= Instructions to follow =
Everything in the listing below from the line containing "Reproduce this chart with D3.js." through the line containing "126600, 178200, 215700];" should be repeated exactly; leave out every other line.

= Provided records =
## start
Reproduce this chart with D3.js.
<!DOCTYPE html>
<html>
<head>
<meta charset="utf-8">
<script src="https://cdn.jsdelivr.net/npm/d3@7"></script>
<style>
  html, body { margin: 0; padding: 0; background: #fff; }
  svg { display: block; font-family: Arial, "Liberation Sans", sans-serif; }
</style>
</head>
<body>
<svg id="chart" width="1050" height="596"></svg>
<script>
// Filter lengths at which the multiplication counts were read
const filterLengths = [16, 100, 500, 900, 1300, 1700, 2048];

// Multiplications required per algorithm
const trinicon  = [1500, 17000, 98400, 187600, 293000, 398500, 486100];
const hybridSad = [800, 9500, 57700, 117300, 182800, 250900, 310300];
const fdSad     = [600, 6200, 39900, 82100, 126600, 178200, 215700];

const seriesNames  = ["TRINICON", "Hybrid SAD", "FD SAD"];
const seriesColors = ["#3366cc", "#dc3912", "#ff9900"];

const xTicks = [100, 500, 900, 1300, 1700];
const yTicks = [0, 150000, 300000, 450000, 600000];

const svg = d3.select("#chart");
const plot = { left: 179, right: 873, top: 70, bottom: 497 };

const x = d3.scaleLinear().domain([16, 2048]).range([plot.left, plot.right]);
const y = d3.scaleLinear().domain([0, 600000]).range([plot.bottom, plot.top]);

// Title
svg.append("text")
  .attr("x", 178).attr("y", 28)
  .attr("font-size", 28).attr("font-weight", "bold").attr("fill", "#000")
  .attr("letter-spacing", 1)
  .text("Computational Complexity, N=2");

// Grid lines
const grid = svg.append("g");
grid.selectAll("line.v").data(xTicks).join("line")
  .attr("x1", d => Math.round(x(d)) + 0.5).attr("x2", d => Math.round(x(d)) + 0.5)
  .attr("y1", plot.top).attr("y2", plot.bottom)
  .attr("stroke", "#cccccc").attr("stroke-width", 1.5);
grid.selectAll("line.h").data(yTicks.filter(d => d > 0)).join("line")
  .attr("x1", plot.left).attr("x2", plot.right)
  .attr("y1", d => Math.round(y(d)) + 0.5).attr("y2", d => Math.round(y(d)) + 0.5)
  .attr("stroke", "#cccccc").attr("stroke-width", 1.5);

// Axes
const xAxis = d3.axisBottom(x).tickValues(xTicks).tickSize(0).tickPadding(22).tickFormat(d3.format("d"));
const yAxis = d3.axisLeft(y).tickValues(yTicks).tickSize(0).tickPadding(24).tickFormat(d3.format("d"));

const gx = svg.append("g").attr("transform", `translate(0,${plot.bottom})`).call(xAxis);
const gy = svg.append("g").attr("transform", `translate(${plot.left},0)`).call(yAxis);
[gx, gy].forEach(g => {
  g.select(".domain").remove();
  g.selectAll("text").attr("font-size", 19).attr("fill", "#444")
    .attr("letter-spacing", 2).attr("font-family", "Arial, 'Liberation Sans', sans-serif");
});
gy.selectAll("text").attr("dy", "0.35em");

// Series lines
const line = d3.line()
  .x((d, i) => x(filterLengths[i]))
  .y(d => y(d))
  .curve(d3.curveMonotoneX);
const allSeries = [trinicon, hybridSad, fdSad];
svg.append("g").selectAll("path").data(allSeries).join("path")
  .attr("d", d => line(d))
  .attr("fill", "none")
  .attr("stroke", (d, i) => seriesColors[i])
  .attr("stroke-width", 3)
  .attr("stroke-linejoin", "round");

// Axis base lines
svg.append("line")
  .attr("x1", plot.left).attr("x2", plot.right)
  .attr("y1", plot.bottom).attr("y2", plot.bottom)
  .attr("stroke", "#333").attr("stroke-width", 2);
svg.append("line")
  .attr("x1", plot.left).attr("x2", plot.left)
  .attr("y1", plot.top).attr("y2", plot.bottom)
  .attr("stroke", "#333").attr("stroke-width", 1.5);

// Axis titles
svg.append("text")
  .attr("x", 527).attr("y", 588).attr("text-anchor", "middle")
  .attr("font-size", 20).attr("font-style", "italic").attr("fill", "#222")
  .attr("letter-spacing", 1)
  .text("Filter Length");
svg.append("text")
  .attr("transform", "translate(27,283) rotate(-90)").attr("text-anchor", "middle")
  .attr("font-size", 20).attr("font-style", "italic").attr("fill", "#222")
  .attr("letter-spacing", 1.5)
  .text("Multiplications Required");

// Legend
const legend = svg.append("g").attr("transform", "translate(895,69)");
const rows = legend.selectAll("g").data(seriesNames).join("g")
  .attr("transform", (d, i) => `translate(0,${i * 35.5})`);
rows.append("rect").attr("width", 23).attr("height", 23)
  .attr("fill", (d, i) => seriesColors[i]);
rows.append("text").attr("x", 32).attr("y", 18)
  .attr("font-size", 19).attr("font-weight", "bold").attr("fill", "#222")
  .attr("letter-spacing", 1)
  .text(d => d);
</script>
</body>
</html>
## end
## start
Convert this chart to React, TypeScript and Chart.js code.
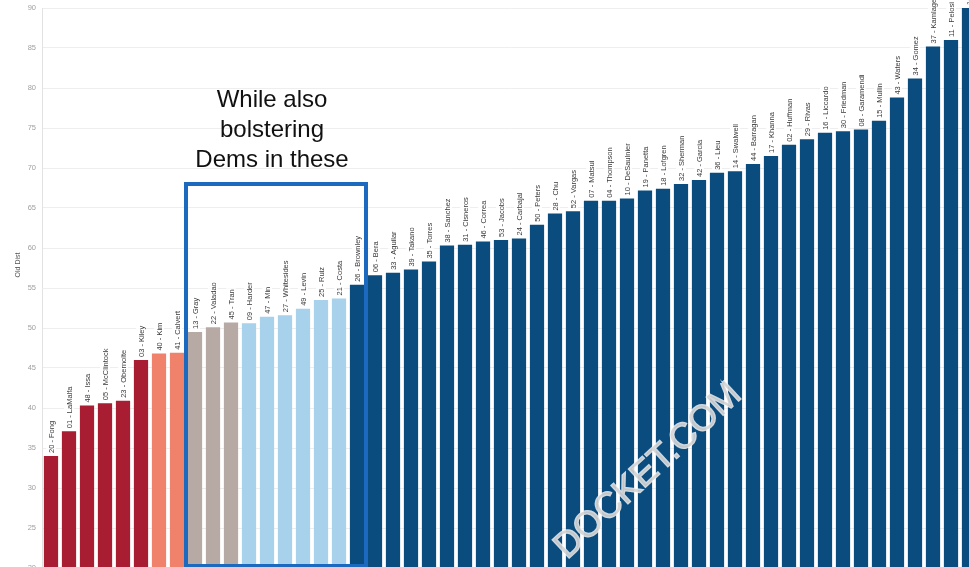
## end
= Result for this task =
Reproduce this chart with D3.js.
<!DOCTYPE html>
<html>
<head>
<meta charset="utf-8">
<script src="https://cdn.jsdelivr.net/npm/d3@7"></script>
<style>
  html, body { margin: 0; padding: 0; background: #fff; }
  svg { display: block; font-family: Arial, "Liberation Sans", sans-serif; }
</style>
</head>
<body>
<svg id="chart" width="1050" height="596"></svg>
<script>
// Filter lengths at which the multiplication counts were read
const filterLengths = [16, 100, 500, 900, 1300, 1700, 2048];

// Multiplications required per algorithm
const trinicon  = [1500, 17000, 98400, 187600, 293000, 398500, 486100];
const hybridSad = [800, 9500, 57700, 117300, 182800, 250900, 310300];
const fdSad     = [600, 6200, 39900, 82100, 126600, 178200, 215700];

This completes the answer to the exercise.